錚吾労働法

一九二回 労働時間と時間外労働⑪
 (11)代替休暇
 労基法37条3項の協定は、時間外労働をした時間に対して支払われるべき割増賃金の代替として休暇を設定することを内容とする協定である。時間外労働時間に相当する割増賃金の支払に代えて通常の労働時間の賃金が支払われる休暇であるから、労基法39条の有給休暇ではないが、有給代替休暇といってよい。使用者が労働者に有給代替休暇を与え、労働者が代替休暇を請求しうるためには、使用者と過半数労働組合または従業員の過半数代表者との間において、代替休暇協定を締結しておかなければならない。これを37協定という。この37条協定の代替休暇は、時間外労働時間の割増賃金額相当分の休暇ではないから、時間外労働時間の割増賃金額の全体を代替休暇としてしまうと、労働者にとって不利益を甘受させることとなって、適当ではない。また年次有給休暇プラス代替休暇となる休暇システムが、かえって労働者の休暇取得の仕方をよりコマ切れ的なものにし、取得しにくくなる可能性もある。
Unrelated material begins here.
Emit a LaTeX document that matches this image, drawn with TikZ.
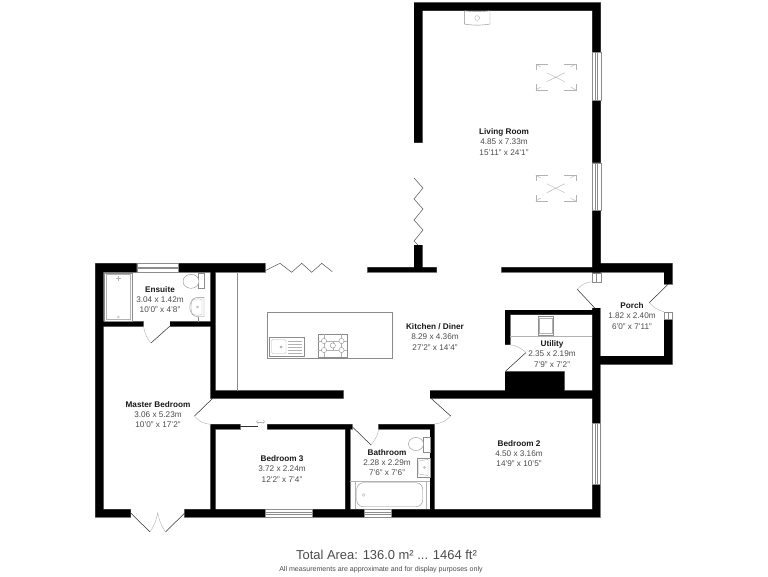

 従って、上に述べた様な好ましくない結果を回避することが大切である。37条協定は、代替休暇の対象となる時間と時間の計算方法について定めなければならない。法内残業時間を代替休暇の対象とするのか、法外残業時間をも代替休暇の対象とするのか、法外残業時間の内の何時間分を代替休暇とし、労働者に生ずる不利益部分を残余賃金として支払うのかについてハッキリさせておかねばならない。例えば、最も分かりやすい時間計算の仕方は、賃金割増率を時間割増率とし、時間外労働1時間を1.25時間と計算するという仕方である。代替休暇制度を導入した結果として、休暇の取得がし難くなってはいけない。代替休暇の単位をどのように設定するかを明示しなければならない。代替休暇の単位は、1日単位、または半日単位でなければならない。時間単位や分単位は、許されない。休憩は休暇ではないから、休憩時間を増やす仕方はあり得ない。
 代替休暇を与えることが出来る期間の定めを置かなければならない。それは、労基法33条または労基法36条時間外労働が1ヵ月について60時間を超えた当該1ヵ月の末日の翌日から2箇月以内とされている。従って、3月中に時間外労働時間が60時間を超えた場合は、3月の末日3月31日の翌日の4月1日から2カ月以内、つまり5月31日までの間に代替休暇を取得させることになる。ただここで疑問が生ずる。15日締め切り月末払いの場合、15日までの時間外労働時間30時間と末日までの時間外労働時間30時間は、15日までの時間外労働時間30時間分の割増賃金は月末に支払われるが、16日以降の時間外労働時間30時間分の割増賃金は、翌月末に支払われることになる。その支払いに替わるのが代替休暇であるから、各月末には代替休暇の単位とは別個の累積休暇計算が示されなければならないのではないか。
 時間外労働時間数は、代替休暇を付与するときには、時間外労働の賃金の割増率を乗じて休暇用の時間に変換しなければならない。1カ月60時間までの休暇代替時間は60時間×1.25で75時間、60時間を超える時間については1時間あたりを1.5時間として換算する。要は、時間外労働の状況に応じた賃金の割増率を時間の割増率と読みかえて、1時間当たりを何時間かに換算してその合計時間数を休暇日数へと換算することとなる。